Ne doit-on pas s'interroger sur la multitude des instances de pilotage de la politique de développement ? L'annexe du projet de loi décrit leurs fonctions respectives. Le projet de loi en ajoute une – le conseil national du développement et de la solidarité internationale. Sur le terrain, nous sommes très désireux que le rôle des ambassadeurs soit conforté dans la coordination des aides. Dans le passé, c'est paradoxalement au niveau des postes que s'incarnait le mieux l'exigence de cohérence qui faisait parfois défaut au niveau national.

Notre commission souhaite également que les partenariats avec les entreprises privées et les collectivités territoriales soient consolidés, et les acteurs de la société civile mieux associés. En outre, il est indispensable de mieux sensibiliser et associer les citoyens aux actions d'aide au développement.
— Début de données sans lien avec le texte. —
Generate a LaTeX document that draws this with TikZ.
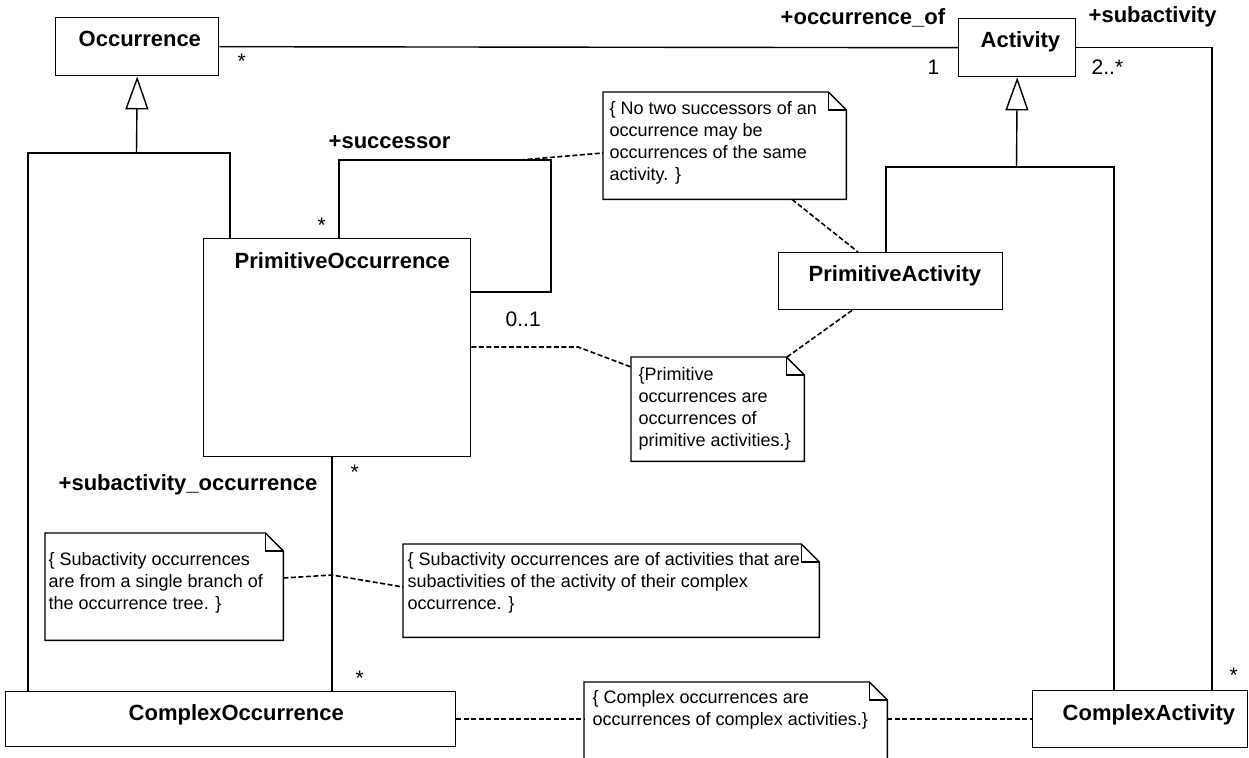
\documentclass[tikz,border=0pt]{standalone}
\usepackage{fontspec}
\setmainfont{Liberation Sans}
\usetikzlibrary{arrows.meta}
\newcommand\drawnotebox[1]{%
  \draw ([xshift=-18pt]#1.north east) -- (#1.north west) -- (#1.south west) -- (#1.south east) -- ([yshift=-18pt]#1.north east) -- cycle;
  \draw ([xshift=-18pt]#1.north east) |- ([yshift=-18pt]#1.north east);}
\begin{document}
\begin{tikzpicture}[x=1pt,y=-1pt,line width=1.4pt,
  classbox/.style={draw,rectangle,inner sep=0pt,anchor=north west},
  classname/.style={font=\fontsize{22}{26}\selectfont\bfseries,anchor=base west,inner sep=0pt},
  rolelabel/.style={font=\fontsize{22}{26}\selectfont\bfseries,anchor=base west,inner sep=0pt},
  mult/.style={font=\fontsize{21}{25}\selectfont,anchor=base west,inner sep=0pt},
  notearea/.style={rectangle,inner sep=0pt,anchor=north west},
  notetext/.style={font=\fontsize{18}{22}\selectfont,anchor=base west,inner sep=0pt,align=left},
  noteline/.style={dash pattern=on 5pt off 2.5pt,line width=1.6pt},
  gen/.style={-{Triangle[open,width=23pt,length=33pt,line width=1.4pt]}}
]
\useasboundingbox (0,0) rectangle (1249,757);

% class boxes
\node[classbox,minimum width=163pt,minimum height=58pt] (occ) at (55,17) {};
\node[classname] (occ-t) at (78,47) {Occurrence};
\node[classbox,minimum width=117pt,minimum height=58pt] (act) at (958,18) {};
\node[classname] (act-t) at (980,48) {Activity};
\node[classbox,minimum width=267pt,minimum height=218pt] (po) at (203,238) {};
\node[classname] (po-t) at (234,268) {PrimitiveOccurrence};
\node[classbox,minimum width=224pt,minimum height=57pt] (pa) at (778,252) {};
\node[classname] (pa-t) at (808,281) {PrimitiveActivity};
\node[classbox,minimum width=450pt,minimum height=55pt] (co) at (5,691) {};
\node[classname] (co-t) at (128,720) {ComplexOccurrence};
\node[classbox,minimum width=215pt,minimum height=57pt] (ca) at (1032,690) {};
\node[classname] (ca-t) at (1062,720) {ComplexActivity};

% notes (text anchored at the baseline of the last line)
\node[notearea,minimum width=242pt,minimum height=106pt] (n1) at (603,92) {};
\drawnotebox{n1}
\node[notetext] (n1-t) at (609,180) {\{ No two successors of an\\occurrence may be\\occurrences of the same\\activity. \}};
\node[notearea,minimum width=172pt,minimum height=103pt] (n2) at (631,357) {};
\drawnotebox{n2}
\node[notetext] (n2-t) at (638,446) {\{Primitive\\occurrences are\\occurrences of\\primitive activities.\}};
\node[notearea,minimum width=237pt,minimum height=106pt] (n3) at (45,533) {};
\drawnotebox{n3}
\node[notetext] (n3-t) at (48,609) {\{ Subactivity occurrences\\are from a single branch of\\the occurrence tree. \}};
\node[notearea,minimum width=415pt,minimum height=92pt] (n4) at (403,544) {};
\drawnotebox{n4}
\node[notetext] (n4-t) at (407,609) {\{ Subactivity occurrences are of activities that are\\subactivities of the activity of their complex\\occurrence. \}};
\node[notearea,minimum width=302pt,minimum height=82pt] (n5) at (584,682) {};
\drawnotebox{n5}
\node[notetext] (n5-t) at (592,725) {\{ Complex occurrences are\\occurrences of complex activities.\}};

% generalization: Occurrence
\coordinate (g1) at (136.5,153);
\coordinate (gL) at (28,153);
\coordinate (gR) at (230,153);
\draw[gen] (g1) -- (occ.south);
\draw (gL |- co.north) -- (gL) -- (gR) -- (gR |- po.north);

% generalization: Activity
\coordinate (g2) at (1016.5,167);
\coordinate (aL) at (886,167);
\coordinate (aR) at (1114,167);
\draw[gen] (g2) -- (act.south);
\draw (aL |- pa.north) -- (aL) -- (aR) -- (aR |- ca.north);

% associations
\draw (occ.east) -- (act.west);
\coordinate (sub) at (1212,690);
\draw (act.east) -| (sub);
\coordinate (soc) at (332,456);
\draw (soc) -- (soc |- co.north);
\coordinate (l1) at (339,160);
\coordinate (l2) at (551,292);
\draw (l1 |- po.north) -- (l1) -| (l2) -- (l2 -| po.east);

% dashed note links
\coordinate (lp) at (520,160);
\draw[noteline] (lp) -- ([yshift=-61pt]n1.north west);
\draw[noteline] (n1.south -| 792,0) -- (pa.north -| 858,0);
\coordinate (b3) at (578,347);
\draw[noteline] (po.east |- b3) -- (b3) -- (n2.west |- 0,367);
\draw[noteline] (n2.north -| 787,0) -- (pa.south -| 852,0);
\coordinate (b5) at (332,575);
\draw[noteline] (n3.east |- 0,578) -- (b5) -- (n4.west |- 0,587);
\draw[noteline] (co.east) -- (n5.west |- co.east);
\draw[noteline] (n5.east |- ca.west) -- (ca.west);

% role names and multiplicities
\node[rolelabel] (r1) at (780,25) {+occurrence\_of};
\node[rolelabel] (r2) at (1088,23) {+subactivity};
\node[rolelabel] (r3) at (328,148) {+successor};
\node[rolelabel] (r4) at (58,490) {+subactivity\_occurrence};
\node[mult] (m1) at (927,75) {1};
\node[mult] (m2) at (1091,75) {2..*};
\node[mult] (m3) at (237,69) {*};
\node[mult] (m4) at (317,232) {*};
\node[mult] (m5) at (505,326) {0..1};
\node[mult] (m6) at (350,479) {*};
\node[mult] (m7) at (355,685) {*};
\node[mult] (m8) at (1229,682) {*};
\end{tikzpicture}
\end{document}
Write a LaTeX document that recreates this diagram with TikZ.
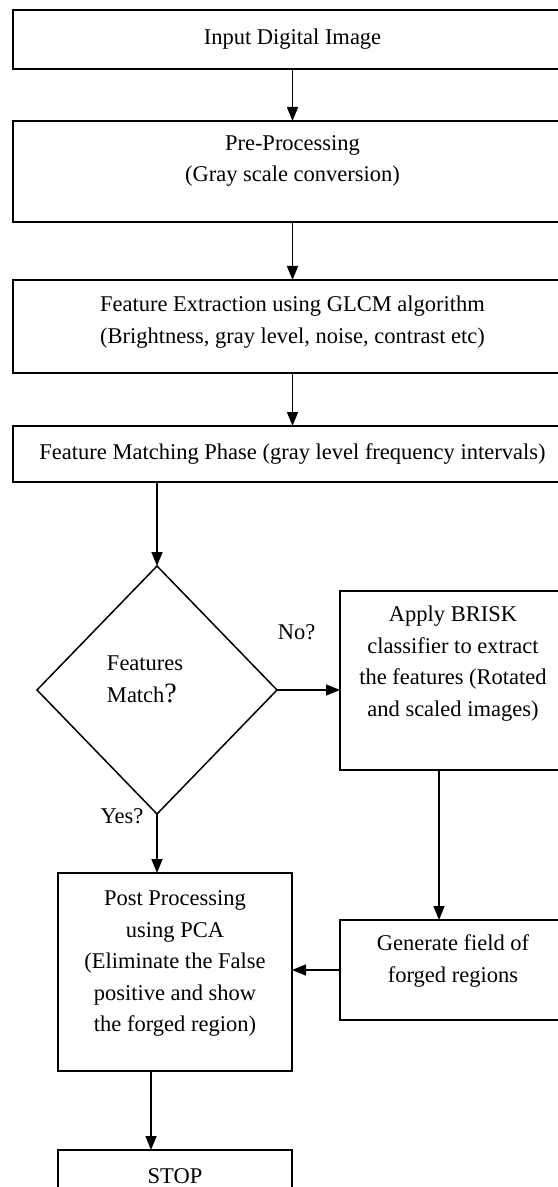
\documentclass[tikz,border=0pt]{standalone}
\usepackage{fontspec}
\setmainfont{Liberation Serif}
\usetikzlibrary{arrows.meta, positioning, shapes.geometric}

\begin{document}
\begin{tikzpicture}[
		font=\fontsize{11.25}{15.75}\selectfont,
		line width=0.75pt,
		>={Triangle[length=7pt,width=5.5pt]},
		bigbox/.style={rectangle,draw,align=center,minimum width=279.5pt,inner sep=0pt,outer sep=0pt},
		sidebox/.style={rectangle,draw,align=center,minimum width=113pt,inner sep=0pt,outer sep=0pt},
		leftbox/.style={rectangle,draw,align=center,minimum width=117pt,inner sep=0pt,outer sep=0pt},
		decision/.style={diamond,draw,align=left,text width=50pt,minimum width=120pt,minimum height=124pt,inner sep=0pt,outer sep=0pt}
		]
		\useasboundingbox (-146.25pt,19.75pt) rectangle ++(278.5pt,-593.5pt);
		\node[bigbox, minimum height=29.5pt](S1) at (0,0){Input Digital Image};
		\node[bigbox, minimum height=50.5pt, text depth=13pt, below = 26pt of S1](S2){Pre-Processing\\(Gray scale conversion)};
		\node[bigbox, minimum height=46.5pt, text depth=7pt, below = 29pt of S2](S3){Feature Extraction using GLCM algorithm\\(Brightness, gray level, noise, contrast etc)};
		\node[bigbox, minimum height=28pt, below = 26.5pt of S3](S4){Feature Matching Phase (gray level frequency intervals)};
		\node[decision, text depth=26.5pt, below = 42pt of S4, xshift = -67.75pt](D){Features\\Match{\fontsize{14}{15.75}\selectfont ?}};
		\node[sidebox, minimum height=89.5pt, text depth=19.5pt, right = 31.5pt of D, yshift = 4.75pt](S5){Apply BRISK\\classifier to extract\\the features (Rotated\\and scaled images)};
		\node[sidebox, minimum height=50pt, text depth=11.5pt, below = 75pt of S5](S7){Generate field of\\forged regions};
		\node[leftbox, minimum height=99pt, text depth=10.5pt, below = 29.5pt of D, xshift = 9pt](S6){Post Processing\\using PCA\\(Eliminate the False\\positive and show\\the forged region)};
		\node[leftbox, minimum height=26pt, below = 39.5pt of S6](S8){STOP};

		\draw[->] (S1) -- (S2);
		\draw[->] (S2) -- (S3);
		\draw[->] (S3) -- (S4);
		\draw[->] (S4.south -| D.north) -- (D.north);
		\draw[->] (D.east) -- (D.east -| S5.west) node [midway, xshift = -6pt, yshift = 29pt]{No?};
		\draw[->] (D.south) -- (D.south |- S6.north) node [midway, xshift = -17.5pt, yshift = 13.75pt]{Yes?};
		\draw[->] ([xshift=-7pt]S5.south) -- ([xshift=-7pt]S5.south |- S7.north);
		\draw[->] (S7.west) -- (S7.west -| S6.east);
		\draw[->] ([xshift=-12pt]S6.south) -- ([xshift=-12pt]S6.south |- S8.north);

	\end{tikzpicture}
\end{document}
Enfin, une véritable culture du résultat doit être mise en place, par le contrôle et l'évaluation. Avec le rapporteur, nous nous interrogeons sur les choix effectués pour que cette instance ait à la fois la compétence et l'autorité nécessaires pour formuler les analyses critiques qui s'imposent et des propositions qui ne soient pas négligées par ceux auxquels elles s'adressent. C'est dans cet esprit que nous auditionnerons demain après-midi le premier président de la Cour des comptes.

Je retranscris ici, monsieur le ministre, le message de ma prédécesseure et des instances qu'elle avait réunies, dont le rapporteur est le porte-parole compétent. Nous sommes heureux de pouvoir débattre de ce projet de loi cardinal, car nous sommes plus habitués à voter des accords et des traités.